Tarihten bugüne kadın mücadelesi

Halk Sağlığı Uzmanı Dr. Esen Armağan Özakbaş’ın "Bir Halk Sağlığı Sorunu Olarak, Kadına Yönelik Şiddet” sunumuna insanlığın tarihi boyunca dünden bugüne kadının toplum içindeki yerini ve gelişimini anlatarak başladı. Tarihin kadına yönelik karanlık dönemleri olduğunu da söyleyen Dr. Özakbaş, orta çağ Avrupası’nda cadı avı döneminde bir çok kadının sistematik olarak katledildiğini söyledi. 18. Yüzyılda sanayi devrimi ile kadınların ücretli olarak çalışmaya başladıklarını belirten Özakbaş, “Üretim ilişkileri değiştikçe kadınların mücadele alanları da değişim gösterdi. O dönemde büyük ayrımcılıklarla da olsa iş yaşamına kadının girmeye başlaması önemli” dedi. Clara Zetkin ve Rosa Lüksemburg’a da atıfta bulunan Özakbaş, kadın hakları mücadelesinde bu iki yazar ve eylem kadının özverili çabalarına da vurgu yaptı.

İstanbul Sözleşmesi çok önemli

 

İstanbul Sözleşmesi’nin çok önemli olduğunu ifade eden Özakbaş, “Şiddeti meşrulaştırmak, gelenekle açıklamak bu sözleşme ile yasaklanıyor. Suçluları cezası bırakmama yükümlülüğü de getiriyor. Aynı zamanda da politika geliştirme yükümlülüğü getiriyor” dedi.

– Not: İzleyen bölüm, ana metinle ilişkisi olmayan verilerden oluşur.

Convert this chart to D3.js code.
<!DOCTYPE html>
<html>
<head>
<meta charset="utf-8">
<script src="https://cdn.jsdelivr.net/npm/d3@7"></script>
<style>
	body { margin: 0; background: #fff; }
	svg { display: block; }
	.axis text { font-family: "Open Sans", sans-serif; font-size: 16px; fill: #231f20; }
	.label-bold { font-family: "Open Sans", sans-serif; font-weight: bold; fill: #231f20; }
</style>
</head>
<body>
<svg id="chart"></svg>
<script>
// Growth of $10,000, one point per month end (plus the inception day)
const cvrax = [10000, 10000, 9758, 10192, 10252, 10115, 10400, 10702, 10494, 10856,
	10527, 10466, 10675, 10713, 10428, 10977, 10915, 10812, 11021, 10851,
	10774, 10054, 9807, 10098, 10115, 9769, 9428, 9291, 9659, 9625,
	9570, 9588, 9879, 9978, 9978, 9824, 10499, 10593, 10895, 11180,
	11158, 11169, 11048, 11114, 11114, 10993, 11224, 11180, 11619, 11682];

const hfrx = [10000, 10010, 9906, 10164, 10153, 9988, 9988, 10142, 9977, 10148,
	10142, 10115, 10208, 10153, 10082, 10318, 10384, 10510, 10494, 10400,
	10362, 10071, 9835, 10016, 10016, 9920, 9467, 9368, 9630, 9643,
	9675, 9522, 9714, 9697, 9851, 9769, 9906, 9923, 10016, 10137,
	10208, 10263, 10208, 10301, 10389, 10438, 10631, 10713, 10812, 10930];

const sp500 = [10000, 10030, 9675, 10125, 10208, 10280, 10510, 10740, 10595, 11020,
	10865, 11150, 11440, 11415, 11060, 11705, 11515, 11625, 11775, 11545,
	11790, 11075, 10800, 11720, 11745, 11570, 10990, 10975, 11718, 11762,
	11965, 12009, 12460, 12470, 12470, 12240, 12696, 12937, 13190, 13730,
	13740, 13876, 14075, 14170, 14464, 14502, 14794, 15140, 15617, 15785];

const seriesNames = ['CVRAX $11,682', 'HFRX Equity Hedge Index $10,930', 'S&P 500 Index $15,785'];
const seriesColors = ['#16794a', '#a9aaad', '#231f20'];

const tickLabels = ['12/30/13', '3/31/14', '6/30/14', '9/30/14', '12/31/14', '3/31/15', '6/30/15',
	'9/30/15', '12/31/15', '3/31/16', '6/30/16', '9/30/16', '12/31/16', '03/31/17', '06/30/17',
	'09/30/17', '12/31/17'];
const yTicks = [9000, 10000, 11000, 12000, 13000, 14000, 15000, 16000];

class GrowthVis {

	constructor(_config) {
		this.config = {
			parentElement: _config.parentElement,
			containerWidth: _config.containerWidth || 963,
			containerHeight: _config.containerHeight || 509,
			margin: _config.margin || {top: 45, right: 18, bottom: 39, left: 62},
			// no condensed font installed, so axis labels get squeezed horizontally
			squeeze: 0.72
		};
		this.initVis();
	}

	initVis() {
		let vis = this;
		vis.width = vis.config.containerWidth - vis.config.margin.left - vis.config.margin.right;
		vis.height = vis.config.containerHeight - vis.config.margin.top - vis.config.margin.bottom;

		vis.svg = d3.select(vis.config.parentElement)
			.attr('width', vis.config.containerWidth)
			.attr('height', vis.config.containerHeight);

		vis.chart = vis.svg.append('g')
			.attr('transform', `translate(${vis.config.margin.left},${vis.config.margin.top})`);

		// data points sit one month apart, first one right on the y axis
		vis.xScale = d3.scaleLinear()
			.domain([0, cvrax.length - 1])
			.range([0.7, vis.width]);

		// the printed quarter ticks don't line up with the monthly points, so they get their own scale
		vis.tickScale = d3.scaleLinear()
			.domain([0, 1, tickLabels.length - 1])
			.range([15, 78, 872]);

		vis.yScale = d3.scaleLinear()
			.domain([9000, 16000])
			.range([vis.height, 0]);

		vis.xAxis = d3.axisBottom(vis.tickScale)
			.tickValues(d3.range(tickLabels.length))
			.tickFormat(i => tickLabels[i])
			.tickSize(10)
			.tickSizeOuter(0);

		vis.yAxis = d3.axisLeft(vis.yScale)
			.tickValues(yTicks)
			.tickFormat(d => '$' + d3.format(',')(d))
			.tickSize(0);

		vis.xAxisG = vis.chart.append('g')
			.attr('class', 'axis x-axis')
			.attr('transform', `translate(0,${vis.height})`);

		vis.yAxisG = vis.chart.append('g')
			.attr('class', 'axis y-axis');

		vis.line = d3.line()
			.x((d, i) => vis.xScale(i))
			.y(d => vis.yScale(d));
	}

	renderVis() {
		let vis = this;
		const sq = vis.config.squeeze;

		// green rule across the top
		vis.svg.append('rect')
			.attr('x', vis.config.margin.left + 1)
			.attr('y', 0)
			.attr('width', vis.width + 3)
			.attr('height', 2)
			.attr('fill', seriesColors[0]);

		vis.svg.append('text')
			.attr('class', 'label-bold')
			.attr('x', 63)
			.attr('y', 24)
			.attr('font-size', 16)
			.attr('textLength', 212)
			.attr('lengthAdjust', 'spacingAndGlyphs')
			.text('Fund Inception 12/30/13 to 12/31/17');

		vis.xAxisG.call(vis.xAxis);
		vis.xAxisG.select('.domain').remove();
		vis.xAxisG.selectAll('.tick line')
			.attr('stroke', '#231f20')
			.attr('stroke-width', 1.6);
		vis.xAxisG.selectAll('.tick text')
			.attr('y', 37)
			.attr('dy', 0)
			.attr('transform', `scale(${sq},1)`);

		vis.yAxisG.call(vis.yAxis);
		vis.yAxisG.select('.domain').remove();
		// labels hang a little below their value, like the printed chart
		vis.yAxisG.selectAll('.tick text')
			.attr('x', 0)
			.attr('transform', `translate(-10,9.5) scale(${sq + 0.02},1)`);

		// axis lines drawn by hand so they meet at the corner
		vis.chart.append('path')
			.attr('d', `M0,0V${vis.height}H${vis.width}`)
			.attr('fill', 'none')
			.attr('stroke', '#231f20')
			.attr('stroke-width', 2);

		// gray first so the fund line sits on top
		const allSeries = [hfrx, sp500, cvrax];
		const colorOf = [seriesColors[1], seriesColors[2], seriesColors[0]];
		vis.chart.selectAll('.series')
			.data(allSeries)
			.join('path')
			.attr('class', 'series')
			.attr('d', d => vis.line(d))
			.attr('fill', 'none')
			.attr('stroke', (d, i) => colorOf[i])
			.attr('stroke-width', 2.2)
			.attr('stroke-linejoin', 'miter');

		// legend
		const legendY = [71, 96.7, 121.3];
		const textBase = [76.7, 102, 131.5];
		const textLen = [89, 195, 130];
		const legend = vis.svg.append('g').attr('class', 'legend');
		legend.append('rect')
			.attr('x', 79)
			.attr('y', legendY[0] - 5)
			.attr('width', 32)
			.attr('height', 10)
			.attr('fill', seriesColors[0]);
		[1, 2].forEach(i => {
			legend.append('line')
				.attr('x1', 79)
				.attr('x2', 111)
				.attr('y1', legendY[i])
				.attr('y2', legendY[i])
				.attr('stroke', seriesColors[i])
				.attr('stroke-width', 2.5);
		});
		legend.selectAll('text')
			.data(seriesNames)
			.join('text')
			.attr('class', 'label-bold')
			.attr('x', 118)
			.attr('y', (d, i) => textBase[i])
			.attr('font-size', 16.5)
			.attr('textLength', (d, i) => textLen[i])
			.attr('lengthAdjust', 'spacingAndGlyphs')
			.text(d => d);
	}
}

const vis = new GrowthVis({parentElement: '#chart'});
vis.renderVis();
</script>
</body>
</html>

Kadına yönelik şiddette failin en yakın erkekler olduğuna dikkat çeken Özakbaş, “Aile içi şiddet en çok kadınlara ve çocuklara yöneliyor. Kocalar, sevgililer, abiler, babalar, kardeşler en önemli aktörler” dedi.

Dünyada her 3 kadından biri erkeklerin fiziksel ya da cinsel tacizine maruz kaldığını vurgulayan Özakbaş, “Türkiye kadına yönelik şiddette Avrupa birincisi. Kadın Cinayetlerini Durduracağız Platformu çok başarılı veri topladıklarını söylemek isterim. Töre, namus, tutku cinayeti tabirleri çok sakıncalı, bu tabirler şiddeti normalleştirmeye hizmet ediyor, kullanmamaya özen göstermemiz gerekiyor” diye konuştu.

“Şiddeti tanımalıyız”

Şiddeti iyi tanımak gerektiğini vurgulayan Özakbaş, “Kadın kendisine uygulanan şiddetin şiddet olduğunu bile bilmiyor. Şiddet sadece fiziksel değildir, psikolojik, ekonomik şiddet türleri de var. Bunları tanımak gerekiyor ki uygulanan şiddete karşı önlem alabilinsin. Ayrıca kadın şiddeti tanımlayamayınca daha sinik bir yaşam sürmeye mahkum oluyor, yardım bile istemeye gerek görmüyor. Toplumsal bir farkındalık yaratmak ve kadınlara bunu anlatmak mecburiyetindeyiz” dedi.